• **DIRECTIVE**:
Repeat the material verbatim. Images are excluded from the copy.

• **PROVIDED MATERIAL**:
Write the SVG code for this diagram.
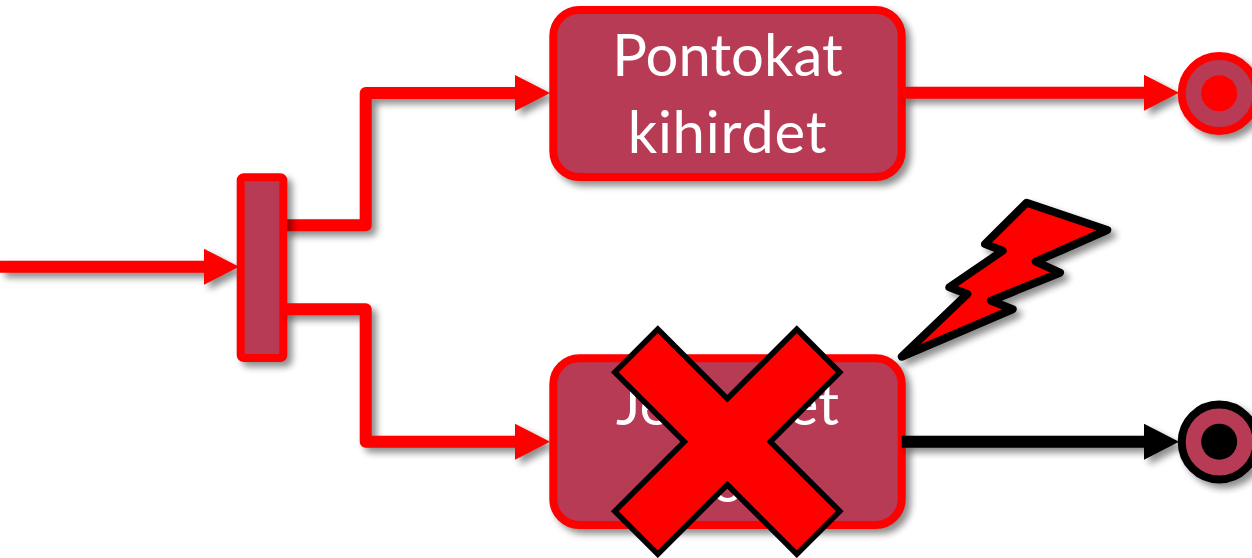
<svg xmlns="http://www.w3.org/2000/svg" width="1252" height="558" viewBox="0 0 1252 558">
<style>
.box{fill:#b83b55;stroke:#f00;stroke-width:8}
.dot{fill:#f00}
.blk{fill:#000}
.ln{fill:none;stroke:#f00;stroke-width:12;stroke-linejoin:round}
.lb{fill:none;stroke:#000;stroke-width:12}
.s{filter:url(#sh)}
text{font-family:Lato,"Open Sans",sans-serif;font-size:58px;fill:#fff;text-anchor:middle}
</style>
<defs>
<filter id="sh" filterUnits="userSpaceOnUse" x="-20" y="-20" width="1300" height="600" color-interpolation-filters="sRGB">
<feGaussianBlur in="SourceAlpha" stdDeviation="3.5"/>
<feOffset dx="5" dy="5"/>
<feComponentTransfer><feFuncA type="linear" slope="0.45"/></feComponentTransfer>
<feMerge><feMergeNode/><feMergeNode in="SourceGraphic"/></feMerge>
</filter>
<marker id="ar" markerUnits="userSpaceOnUse" markerWidth="36" markerHeight="38" refX="1" refY="19" orient="auto"><path d="M0 1L35 19L0 37Z" fill="#f00"/></marker>
<marker id="ab" markerUnits="userSpaceOnUse" markerWidth="36" markerHeight="38" refX="1" refY="19" orient="auto"><path d="M0 1L35 19L0 37Z" fill="#000"/></marker>
</defs>
<g id="connectors-back">
<path class="ln s" marker-end="url(#ar)" d="M0 266.700H205"/>
<path class="ln s" marker-end="url(#ar)" d="M283 225.300H365.700V93H516"/>
</g>
<g id="fork"><rect class="box s" x="240.700" y="177.300" width="42.600" height="180.700" rx="3"/></g>
<g id="connector-lower"><path class="ln s" marker-end="url(#ar)" d="M283 309.300H365.700V441.700H516"/></g>
<g id="node-pontokat">
<rect class="box s" x="553.300" y="10" width="348.400" height="167" rx="26"/>
<text x="727.500" y="76">Pontokat</text>
<text x="727.500" y="153" letter-spacing="0.8">kihirdet</text>
</g>
<g id="node-jegyeket">
<rect class="box s" x="553.300" y="358.300" width="348.400" height="166.700" rx="26"/>
<text x="727.500" y="425">Jegyeket</text>
<text x="727.500" y="502">o</text>
</g>
<g id="connectors-out">
<path class="ln s" marker-end="url(#ar)" d="M901.700 92.700H1145"/>
<path class="lb s" marker-end="url(#ab)" d="M901.700 441.700H1145"/>
</g>
<g id="end-top">
<circle class="box s" cx="1219.200" cy="93.500" r="37.500"/>
<circle class="dot" cx="1219.200" cy="93.300" r="18"/>
</g>
<g id="end-bottom">
<circle cx="1219.200" cy="442" r="37.500" fill="#b83b55" stroke="#000" stroke-width="8" class="s"/>
<circle class="blk" cx="1219.200" cy="441.700" r="18"/>
</g>
<g id="bolt"><path class="s" fill="#f00" stroke="#000" stroke-width="8" stroke-linejoin="round" d="M1026.700 202.700L1107.300 230L1035.700 261.700L1060 272.700L991 300.700L1012.700 309.300L901.700 356.700L967.300 294L949.300 287.300L1002.700 250.700L985 244Z"/></g>
<g id="cross"><path fill="#f00" stroke="#000" stroke-width="5.500" stroke-linejoin="miter" transform="translate(727.300 441.700)" d="M0-43L69.500-112.500L112.500-69.500L43 0L112.500 69.500L69.500 112.500L0 43L-69.500 112.500L-112.500 69.500L-43 0L-112.500-69.500L-69.500-112.500Z"/></g>
</svg>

• **RESULT OF THE EXERCISE**:
Write the SVG code for this diagram.
<svg xmlns="http://www.w3.org/2000/svg" width="1252" height="558" viewBox="0 0 1252 558">
<style>
.box{fill:#b83b55;stroke:#f00;stroke-width:8}
.dot{fill:#f00}
.blk{fill:#000}
.ln{fill:none;stroke:#f00;stroke-width:12;stroke-linejoin:round}
.lb{fill:none;stroke:#000;stroke-width:12}
.s{filter:url(#sh)}
text{font-family:Lato,"Open Sans",sans-serif;font-size:58px;fill:#fff;text-anchor:middle}
</style>
<defs>
<filter id="sh" filterUnits="userSpaceOnUse" x="-20" y="-20" width="1300" height="600" color-interpolation-filters="sRGB">
<feGaussianBlur in="SourceAlpha" stdDeviation="3.5"/>
<feOffset dx="5" dy="5"/>
<feComponentTransfer><feFuncA type="linear" slope="0.45"/></feComponentTransfer>
<feMerge><feMergeNode/><feMergeNode in="SourceGraphic"/></feMerge>
</filter>
<marker id="ar" markerUnits="userSpaceOnUse" markerWidth="36" markerHeight="38" refX="1" refY="19" orient="auto"><path d="M0 1L35 19L0 37Z" fill="#f00"/></marker>
<marker id="ab" markerUnits="userSpaceOnUse" markerWidth="36" markerHeight="38" refX="1" refY="19" orient="auto"><path d="M0 1L35 19L0 37Z" fill="#000"/></marker>
</defs>
<g id="connectors-back">
<path class="ln s" marker-end="url(#ar)" d="M0 266.700H205"/>
<path class="ln s" marker-end="url(#ar)" d="M283 225.300H365.700V93H516"/>
</g>
<g id="fork"><rect class="box s" x="240.700" y="177.300" width="42.600" height="180.700" rx="3"/></g>
<g id="connector-lower"><path class="ln s" marker-end="url(#ar)" d="M283 309.300H365.700V441.700H516"/></g>
<g id="node-pontokat">
<rect class="box s" x="553.300" y="10" width="348.400" height="167" rx="26"/>
<text x="727.500" y="76">Pontokat</text>
<text x="727.500" y="153" letter-spacing="0.8">kihirdet</text>
</g>
<g id="node-jegyeket">
<rect class="box s" x="553.300" y="358.300" width="348.400" height="166.700" rx="26"/>
<text x="727.500" y="425">Jegyeket</text>
<text x="727.500" y="502">o</text>
</g>
<g id="connectors-out">
<path class="ln s" marker-end="url(#ar)" d="M901.700 92.700H1145"/>
<path class="lb s" marker-end="url(#ab)" d="M901.700 441.700H1145"/>
</g>
<g id="end-top">
<circle class="box s" cx="1219.200" cy="93.500" r="37.500"/>
<circle class="dot" cx="1219.200" cy="93.300" r="18"/>
</g>
<g id="end-bottom">
<circle cx="1219.200" cy="442" r="37.500" fill="#b83b55" stroke="#000" stroke-width="8" class="s"/>
<circle class="blk" cx="1219.200" cy="441.700" r="18"/>
</g>
<g id="bolt"><path class="s" fill="#f00" stroke="#000" stroke-width="8" stroke-linejoin="round" d="M1026.700 202.700L1107.300 230L1035.700 261.700L1060 272.700L991 300.700L1012.700 309.300L901.700 356.700L967.300 294L949.300 287.300L1002.700 250.700L985 244Z"/></g>
<g id="cross"><path fill="#f00" stroke="#000" stroke-width="5.500" stroke-linejoin="miter" transform="translate(727.300 441.700)" d="M0-43L69.500-112.500L112.500-69.500L43 0L112.500 69.500L69.500 112.500L0 43L-69.500 112.500L-112.500 69.500L-43 0L-112.500-69.500L-69.500-112.500Z"/></g>
</svg>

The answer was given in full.